Je ne sais pas à quoi ressemble ta vie mais moi je cours. Pas le petit running propret façon Insta.
Non.
Beaucoup d’énergie, assez peu de maîtrise.
Ma vie quoi.
Je cours, je cours et je dépense une énergie folle ; je lutte toute la sainte journée pour que les enfants vivent dans un environnement rassurant. Qu’ils soient nourris et habillés, épanouis, tranquillisés… Que l’appartement soit rangé, les grands événements célébrés, les proches vus régulièrement, les petits corps défoulés au parc, les petits cerveaux développés par la lecture, les coeurs câlinés. Pour que le quotidien soit structurant et épanouissant, réjouissant, prometteur et faiseur de souvenirs, je fais en sorte que la discipline nécessaire au quotidien s’évanouisse dans les limbes de mon amour pour eux. C’est mon challenge personnel: que tout le stress d’une vie avec eux, petits chats en bas âge, soit absorbé par moi pour qu’il n’y en ait pas un milligramme qui leur retombe dessus.
Alors je m’agite dans tous les sens pour être la plus apaisante possible (on n’est pas à un paradoxe près).

Et puis un jour j’ai découvert ma voisine.
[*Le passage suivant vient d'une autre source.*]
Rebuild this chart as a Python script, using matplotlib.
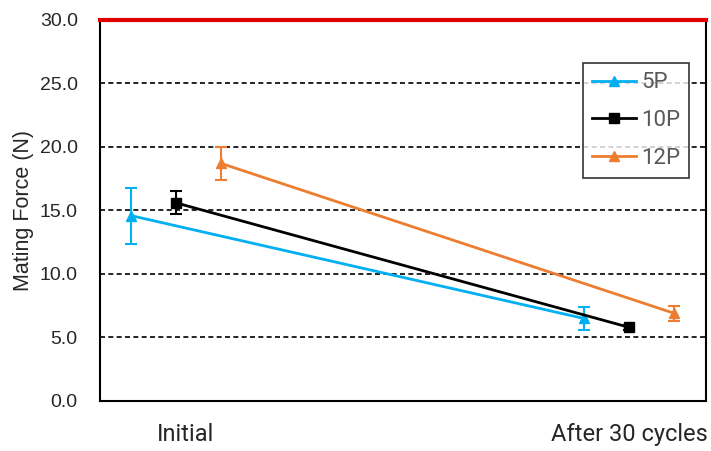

Ma voisine a 3 enfants. 6 ans, 3 ans et 6 mois. Et le matin, quand l’ascenseur – dans lequel en l’espace de cinq étages il faut que je me coiffe, noue mon écharpe, ferme mon manteau, rentre mon jeans dans mes boots, mette mes écouteurs dans mes oreilles et mon masque sur le nez – quand l’ascenseur donc s’ouvre sur elle, la meuf rentre façon « Petite maison dans la prairie ». En sautillant et suivie de ses trois enfants. Au cordeau. Pas en retard, encore moins en panique, les trois enfants préparés comme des cakes parfaitement cuits avec un glaçage au sucre. Bien peignés et souriants. Et elle, elle a une natte. Il est 8h08, elle a trois enfants et la fille a eu le temps de se faire une natte.
« Hello !!! » elle chante le matin en entrant dans l’ascenseur. Moi je lève la tête de mes boots, avec l’élastique du masque dans la bouche et les écouteurs qui pendouillent, et je me dis qu’elle, non seulement elle rend la vie de ses enfants apaisante, mais elle EST apaisante. C’est sa natte qui le dit: no panic, on a le temps.
L’autre jour, elle avait encore relevé le challenge avec brio, alors même que les jours passant, il se corse puisque nous arrivons en hiver, avec beaucoup plus de couches sur chaque enfant. Mais elle a débarqué devant l’ascenseur avec sa natte. Son mari l’accompagnait, tout souriant lui aussi. Elle a posé un pied un pied vers nous et s’est soudainement arrêtée:
« Mince! J’ai oublié quelque-chose! » elle a dit avec empressement, en tournant les talons direction l’appartement.
Son mari a appuyé sur le bouton qui maintient les portes ouvertes, et, sans une once d’énervement, il a dit:
« Tu vas être mise à l’amende!! » avec un grand sourire.
Elle est revenue six secondes plus tard avec son masque, en souriant aussi.
Je suis arrivée dans la rue, j’ai réalisé que mes écouteurs s’étaient emmêlés avec l’élastique de mon masque, j’ai tiré dessus pour les extirper – sans succès bien entendu – tout en marchant vite puisque, comme tous les matins, j’étais en retard. En maugréant comme une vieille mamie acariâtre, je me suis dit que j’allais quand même essayer la natte. On ne sait jamais.